-- Start Dataset content --

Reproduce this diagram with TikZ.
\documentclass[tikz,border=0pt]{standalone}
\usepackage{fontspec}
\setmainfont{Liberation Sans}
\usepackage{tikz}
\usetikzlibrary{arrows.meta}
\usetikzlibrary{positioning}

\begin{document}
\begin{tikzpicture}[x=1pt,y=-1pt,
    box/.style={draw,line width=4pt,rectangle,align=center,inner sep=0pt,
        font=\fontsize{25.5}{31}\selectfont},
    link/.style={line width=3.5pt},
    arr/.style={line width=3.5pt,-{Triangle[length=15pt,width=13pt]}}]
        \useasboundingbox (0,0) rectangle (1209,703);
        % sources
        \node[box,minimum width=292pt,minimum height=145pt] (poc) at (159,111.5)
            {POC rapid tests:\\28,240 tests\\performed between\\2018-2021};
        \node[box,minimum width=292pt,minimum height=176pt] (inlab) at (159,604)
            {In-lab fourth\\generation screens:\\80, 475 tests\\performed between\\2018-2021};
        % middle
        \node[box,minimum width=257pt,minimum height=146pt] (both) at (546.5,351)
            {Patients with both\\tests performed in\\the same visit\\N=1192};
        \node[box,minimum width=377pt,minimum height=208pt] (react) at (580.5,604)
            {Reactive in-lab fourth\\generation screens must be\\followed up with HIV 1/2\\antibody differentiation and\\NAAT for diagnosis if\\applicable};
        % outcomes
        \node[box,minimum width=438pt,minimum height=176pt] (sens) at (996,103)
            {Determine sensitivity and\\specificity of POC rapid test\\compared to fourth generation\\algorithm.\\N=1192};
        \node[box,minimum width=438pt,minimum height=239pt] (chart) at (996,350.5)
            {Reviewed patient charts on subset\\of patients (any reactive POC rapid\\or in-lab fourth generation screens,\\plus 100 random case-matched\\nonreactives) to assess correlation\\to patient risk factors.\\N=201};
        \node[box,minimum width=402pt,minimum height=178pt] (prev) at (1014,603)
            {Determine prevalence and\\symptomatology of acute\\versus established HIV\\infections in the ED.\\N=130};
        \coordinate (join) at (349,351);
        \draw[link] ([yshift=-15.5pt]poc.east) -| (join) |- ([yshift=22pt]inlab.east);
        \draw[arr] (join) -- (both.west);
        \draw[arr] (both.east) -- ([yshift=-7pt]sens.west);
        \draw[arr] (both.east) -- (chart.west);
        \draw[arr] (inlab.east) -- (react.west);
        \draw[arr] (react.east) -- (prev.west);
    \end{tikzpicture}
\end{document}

-- End Dataset content --
-- Start Dataset content --

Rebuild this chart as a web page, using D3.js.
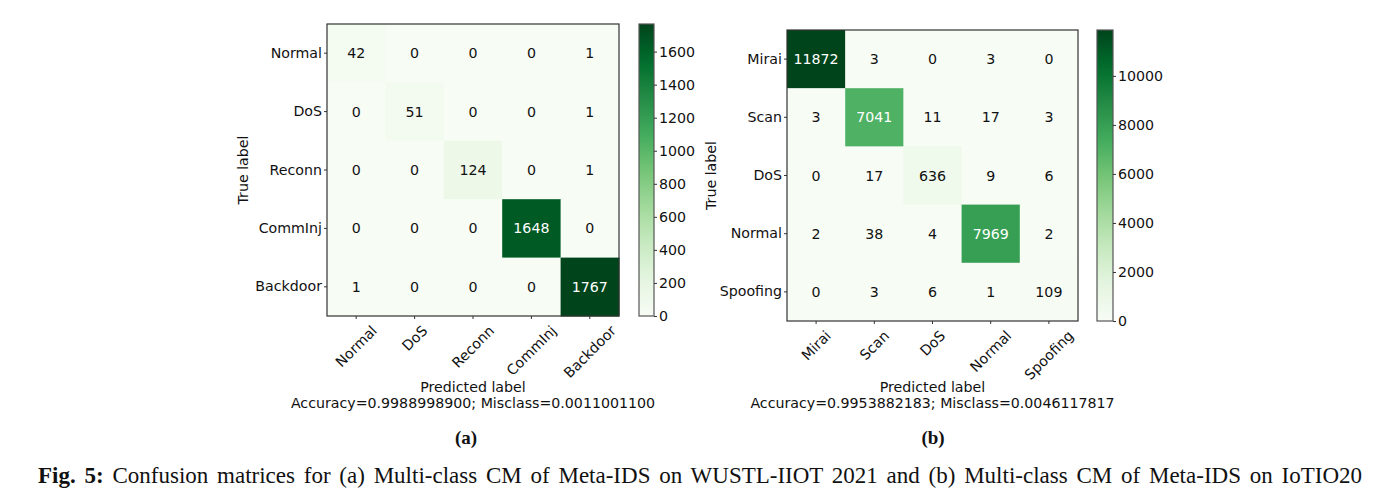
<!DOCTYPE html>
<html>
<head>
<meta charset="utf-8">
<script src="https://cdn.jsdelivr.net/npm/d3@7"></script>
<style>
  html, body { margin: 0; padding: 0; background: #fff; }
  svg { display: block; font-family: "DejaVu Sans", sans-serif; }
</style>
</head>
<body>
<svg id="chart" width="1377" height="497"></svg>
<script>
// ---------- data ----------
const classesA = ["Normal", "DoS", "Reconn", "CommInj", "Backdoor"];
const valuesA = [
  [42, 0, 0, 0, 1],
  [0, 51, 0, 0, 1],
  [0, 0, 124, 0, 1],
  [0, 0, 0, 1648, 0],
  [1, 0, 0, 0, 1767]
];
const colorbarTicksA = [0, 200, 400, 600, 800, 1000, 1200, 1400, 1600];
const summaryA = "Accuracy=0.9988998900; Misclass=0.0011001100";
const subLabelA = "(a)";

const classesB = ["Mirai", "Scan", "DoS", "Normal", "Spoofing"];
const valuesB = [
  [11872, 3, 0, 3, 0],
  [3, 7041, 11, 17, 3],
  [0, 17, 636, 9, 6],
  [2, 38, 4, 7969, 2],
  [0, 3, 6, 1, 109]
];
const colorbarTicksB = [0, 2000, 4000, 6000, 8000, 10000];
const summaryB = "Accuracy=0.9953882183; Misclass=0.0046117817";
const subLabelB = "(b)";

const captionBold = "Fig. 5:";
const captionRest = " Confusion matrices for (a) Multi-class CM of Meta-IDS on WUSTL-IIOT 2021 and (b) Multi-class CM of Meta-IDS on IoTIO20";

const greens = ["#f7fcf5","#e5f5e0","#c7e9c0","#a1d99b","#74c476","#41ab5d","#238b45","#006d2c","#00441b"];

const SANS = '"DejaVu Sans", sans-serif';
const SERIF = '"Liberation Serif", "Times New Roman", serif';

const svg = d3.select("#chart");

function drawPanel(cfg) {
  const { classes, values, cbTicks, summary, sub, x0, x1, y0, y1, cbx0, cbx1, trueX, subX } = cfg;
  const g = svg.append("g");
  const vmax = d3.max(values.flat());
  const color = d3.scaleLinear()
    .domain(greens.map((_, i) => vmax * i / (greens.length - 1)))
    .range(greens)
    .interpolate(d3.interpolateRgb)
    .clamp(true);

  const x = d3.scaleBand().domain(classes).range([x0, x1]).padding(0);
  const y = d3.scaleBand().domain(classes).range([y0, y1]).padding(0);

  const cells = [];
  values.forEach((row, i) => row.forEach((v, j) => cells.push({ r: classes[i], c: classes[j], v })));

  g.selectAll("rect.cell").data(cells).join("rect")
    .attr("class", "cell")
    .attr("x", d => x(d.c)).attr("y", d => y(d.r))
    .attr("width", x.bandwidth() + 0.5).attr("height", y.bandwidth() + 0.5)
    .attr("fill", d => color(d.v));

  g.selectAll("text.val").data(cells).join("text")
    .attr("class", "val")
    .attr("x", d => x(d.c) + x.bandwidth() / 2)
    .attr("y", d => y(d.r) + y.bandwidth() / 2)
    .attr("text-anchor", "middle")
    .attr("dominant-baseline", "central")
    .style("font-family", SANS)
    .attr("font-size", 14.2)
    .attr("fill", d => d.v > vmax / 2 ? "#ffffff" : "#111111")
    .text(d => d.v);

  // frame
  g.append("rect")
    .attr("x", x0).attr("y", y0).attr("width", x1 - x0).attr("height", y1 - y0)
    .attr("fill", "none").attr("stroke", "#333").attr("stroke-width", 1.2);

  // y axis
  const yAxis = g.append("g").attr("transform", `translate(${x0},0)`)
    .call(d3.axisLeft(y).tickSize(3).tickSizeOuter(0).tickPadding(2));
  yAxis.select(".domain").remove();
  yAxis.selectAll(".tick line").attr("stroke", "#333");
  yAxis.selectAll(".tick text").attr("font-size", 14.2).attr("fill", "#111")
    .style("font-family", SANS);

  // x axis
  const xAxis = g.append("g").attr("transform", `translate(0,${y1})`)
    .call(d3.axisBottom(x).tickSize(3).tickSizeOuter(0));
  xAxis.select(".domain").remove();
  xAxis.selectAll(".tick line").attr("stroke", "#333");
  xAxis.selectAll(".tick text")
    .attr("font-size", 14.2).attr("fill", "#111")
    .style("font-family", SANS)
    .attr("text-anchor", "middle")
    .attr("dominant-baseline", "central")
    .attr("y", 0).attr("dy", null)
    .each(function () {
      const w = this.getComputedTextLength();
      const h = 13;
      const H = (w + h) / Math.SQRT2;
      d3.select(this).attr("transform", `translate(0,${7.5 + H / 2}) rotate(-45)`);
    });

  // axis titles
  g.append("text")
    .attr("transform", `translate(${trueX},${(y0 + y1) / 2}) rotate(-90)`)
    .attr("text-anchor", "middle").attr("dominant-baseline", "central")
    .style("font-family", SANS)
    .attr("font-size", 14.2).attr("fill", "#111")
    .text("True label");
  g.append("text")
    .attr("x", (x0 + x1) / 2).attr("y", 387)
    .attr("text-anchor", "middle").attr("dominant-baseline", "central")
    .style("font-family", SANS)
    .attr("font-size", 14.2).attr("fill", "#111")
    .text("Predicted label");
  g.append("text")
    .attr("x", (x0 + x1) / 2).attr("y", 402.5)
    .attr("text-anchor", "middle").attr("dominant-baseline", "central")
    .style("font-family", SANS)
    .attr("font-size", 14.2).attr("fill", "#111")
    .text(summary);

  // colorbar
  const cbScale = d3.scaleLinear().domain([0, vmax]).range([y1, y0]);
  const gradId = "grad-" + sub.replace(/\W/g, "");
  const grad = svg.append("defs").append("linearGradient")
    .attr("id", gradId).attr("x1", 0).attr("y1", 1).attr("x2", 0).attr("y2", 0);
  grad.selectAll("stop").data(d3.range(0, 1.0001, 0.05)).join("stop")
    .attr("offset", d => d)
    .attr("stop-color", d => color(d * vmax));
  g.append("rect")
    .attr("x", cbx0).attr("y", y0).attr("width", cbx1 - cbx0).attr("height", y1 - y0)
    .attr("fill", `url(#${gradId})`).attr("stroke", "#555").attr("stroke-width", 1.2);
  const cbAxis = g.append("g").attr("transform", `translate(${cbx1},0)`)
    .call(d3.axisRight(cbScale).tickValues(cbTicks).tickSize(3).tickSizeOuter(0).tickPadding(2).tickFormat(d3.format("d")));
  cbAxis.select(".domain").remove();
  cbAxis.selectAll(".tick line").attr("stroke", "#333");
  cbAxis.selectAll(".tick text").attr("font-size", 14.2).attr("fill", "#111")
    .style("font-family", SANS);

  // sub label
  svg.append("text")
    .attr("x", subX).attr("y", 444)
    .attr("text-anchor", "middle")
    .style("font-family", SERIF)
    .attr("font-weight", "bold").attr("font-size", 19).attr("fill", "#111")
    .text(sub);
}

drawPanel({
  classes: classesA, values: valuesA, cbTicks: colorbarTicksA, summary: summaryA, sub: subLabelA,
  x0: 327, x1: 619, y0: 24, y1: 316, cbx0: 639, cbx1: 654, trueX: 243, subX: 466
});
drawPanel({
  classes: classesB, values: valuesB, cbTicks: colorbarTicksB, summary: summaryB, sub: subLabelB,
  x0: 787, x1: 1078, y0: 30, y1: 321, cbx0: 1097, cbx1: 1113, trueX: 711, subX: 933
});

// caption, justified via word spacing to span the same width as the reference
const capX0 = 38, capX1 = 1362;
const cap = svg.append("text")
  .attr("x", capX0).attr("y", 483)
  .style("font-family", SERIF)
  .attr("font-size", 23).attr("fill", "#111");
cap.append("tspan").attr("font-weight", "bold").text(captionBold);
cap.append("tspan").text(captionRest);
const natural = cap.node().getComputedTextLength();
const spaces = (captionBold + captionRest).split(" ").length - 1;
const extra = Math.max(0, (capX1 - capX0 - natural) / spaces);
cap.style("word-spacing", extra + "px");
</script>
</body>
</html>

-- End Dataset content --

Exercise details
Repeat exactly, and only, the entries from the line with "Rebuild this chart" through the line with "Confusion matrices for". Pictures are skipped.

Response
Rebuild this chart as a web page, using D3.js.
<!DOCTYPE html>
<html>
<head>
<meta charset="utf-8">
<script src="https://cdn.jsdelivr.net/npm/d3@7"></script>
<style>
  html, body { margin: 0; padding: 0; background: #fff; }
  svg { display: block; font-family: "DejaVu Sans", sans-serif; }
</style>
</head>
<body>
<svg id="chart" width="1377" height="497"></svg>
<script>
// ---------- data ----------
const classesA = ["Normal", "DoS", "Reconn", "CommInj", "Backdoor"];
const valuesA = [
  [42, 0, 0, 0, 1],
  [0, 51, 0, 0, 1],
  [0, 0, 124, 0, 1],
  [0, 0, 0, 1648, 0],
  [1, 0, 0, 0, 1767]
];
const colorbarTicksA = [0, 200, 400, 600, 800, 1000, 1200, 1400, 1600];
const summaryA = "Accuracy=0.9988998900; Misclass=0.0011001100";
const subLabelA = "(a)";

const classesB = ["Mirai", "Scan", "DoS", "Normal", "Spoofing"];
const valuesB = [
  [11872, 3, 0, 3, 0],
  [3, 7041, 11, 17, 3],
  [0, 17, 636, 9, 6],
  [2, 38, 4, 7969, 2],
  [0, 3, 6, 1, 109]
];
const colorbarTicksB = [0, 2000, 4000, 6000, 8000, 10000];
const summaryB = "Accuracy=0.9953882183; Misclass=0.0046117817";
const subLabelB = "(b)";

const captionBold = "Fig. 5:";
const captionRest = " Confusion matrices for (a) Multi-class CM of Meta-IDS on WUSTL-IIOT 2021 and (b) Multi-class CM of Meta-IDS on IoTIO20";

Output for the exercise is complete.